• **Job**
Quote, verbatim, all material below, without pictures.

(Source code of charts)
━━━━━━━━━━━━━━━━━━━━

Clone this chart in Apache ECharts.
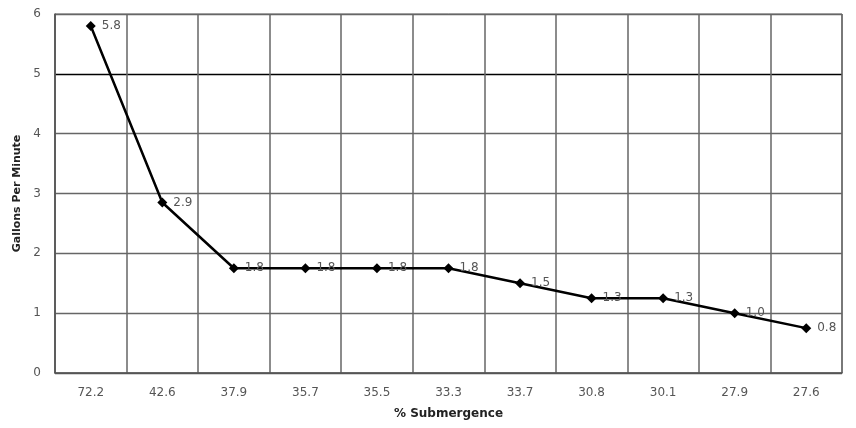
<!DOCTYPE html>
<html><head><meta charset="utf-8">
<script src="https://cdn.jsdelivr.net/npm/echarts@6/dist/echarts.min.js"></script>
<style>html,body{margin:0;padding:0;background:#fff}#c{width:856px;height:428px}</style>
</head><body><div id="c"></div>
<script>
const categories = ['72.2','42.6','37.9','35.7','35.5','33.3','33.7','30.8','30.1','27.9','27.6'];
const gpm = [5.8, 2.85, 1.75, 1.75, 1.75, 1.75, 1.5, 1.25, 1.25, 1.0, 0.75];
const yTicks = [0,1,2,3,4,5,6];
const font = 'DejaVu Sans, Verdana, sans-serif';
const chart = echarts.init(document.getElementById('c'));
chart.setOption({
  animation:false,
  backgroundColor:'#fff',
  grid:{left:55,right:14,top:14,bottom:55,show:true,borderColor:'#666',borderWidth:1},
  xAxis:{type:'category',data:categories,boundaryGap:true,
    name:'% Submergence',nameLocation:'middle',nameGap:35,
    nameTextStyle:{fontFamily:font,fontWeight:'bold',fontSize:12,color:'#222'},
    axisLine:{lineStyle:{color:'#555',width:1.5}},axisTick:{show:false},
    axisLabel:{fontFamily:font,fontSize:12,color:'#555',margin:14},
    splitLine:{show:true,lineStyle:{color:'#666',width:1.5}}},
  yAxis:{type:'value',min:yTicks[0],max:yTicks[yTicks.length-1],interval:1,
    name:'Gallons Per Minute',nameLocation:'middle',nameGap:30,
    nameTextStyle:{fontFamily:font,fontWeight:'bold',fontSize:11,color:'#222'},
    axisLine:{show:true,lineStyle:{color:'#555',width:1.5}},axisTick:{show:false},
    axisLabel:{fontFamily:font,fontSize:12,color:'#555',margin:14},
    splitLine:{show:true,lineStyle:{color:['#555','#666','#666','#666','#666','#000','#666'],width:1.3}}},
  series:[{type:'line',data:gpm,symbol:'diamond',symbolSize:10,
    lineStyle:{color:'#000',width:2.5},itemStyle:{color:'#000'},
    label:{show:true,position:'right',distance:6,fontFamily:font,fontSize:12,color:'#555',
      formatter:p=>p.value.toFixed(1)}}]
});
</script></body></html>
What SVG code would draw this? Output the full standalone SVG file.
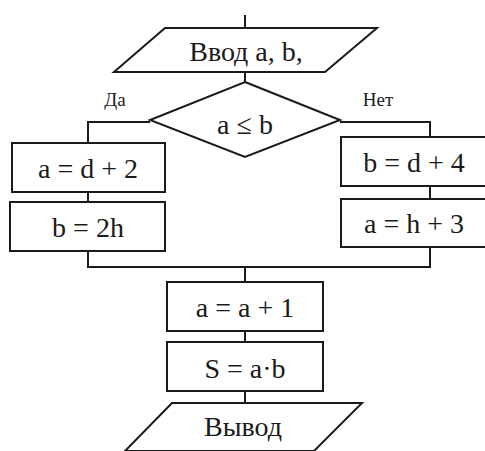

━━━━━━━━━━━━━━━━━━━━

• **The output**
Clone this chart in Apache ECharts.
<!DOCTYPE html>
<html><head><meta charset="utf-8">
<script src="https://cdn.jsdelivr.net/npm/echarts@6/dist/echarts.min.js"></script>
<style>html,body{margin:0;padding:0;background:#fff}#c{width:856px;height:428px}</style>
</head><body><div id="c"></div>
<script>
const categories = ['72.2','42.6','37.9','35.7','35.5','33.3','33.7','30.8','30.1','27.9','27.6'];
const gpm = [5.8, 2.85, 1.75, 1.75, 1.75, 1.75, 1.5, 1.25, 1.25, 1.0, 0.75];
const yTicks = [0,1,2,3,4,5,6];
const font = 'DejaVu Sans, Verdana, sans-serif';
const chart = echarts.init(document.getElementById('c'));
chart.setOption({
  animation:false,
  backgroundColor:'#fff',
  grid:{left:55,right:14,top:14,bottom:55,show:true,borderColor:'#666',borderWidth:1},
  xAxis:{type:'category',data:categories,boundaryGap:true,
    name:'% Submergence',nameLocation:'middle',nameGap:35,
    nameTextStyle:{fontFamily:font,fontWeight:'bold',fontSize:12,color:'#222'},
    axisLine:{lineStyle:{color:'#555',width:1.5}},axisTick:{show:false},
    axisLabel:{fontFamily:font,fontSize:12,color:'#555',margin:14},
    splitLine:{show:true,lineStyle:{color:'#666',width:1.5}}},
  yAxis:{type:'value',min:yTicks[0],max:yTicks[yTicks.length-1],interval:1,
    name:'Gallons Per Minute',nameLocation:'middle',nameGap:30,
    nameTextStyle:{fontFamily:font,fontWeight:'bold',fontSize:11,color:'#222'},
    axisLine:{show:true,lineStyle:{color:'#555',width:1.5}},axisTick:{show:false},
    axisLabel:{fontFamily:font,fontSize:12,color:'#555',margin:14},
    splitLine:{show:true,lineStyle:{color:['#555','#666','#666','#666','#666','#000','#666'],width:1.3}}},
  series:[{type:'line',data:gpm,symbol:'diamond',symbolSize:10,
    lineStyle:{color:'#000',width:2.5},itemStyle:{color:'#000'},
    label:{show:true,position:'right',distance:6,fontFamily:font,fontSize:12,color:'#555',
      formatter:p=>p.value.toFixed(1)}}]
});
</script></body></html>
What SVG code would draw this? Output the full standalone SVG file.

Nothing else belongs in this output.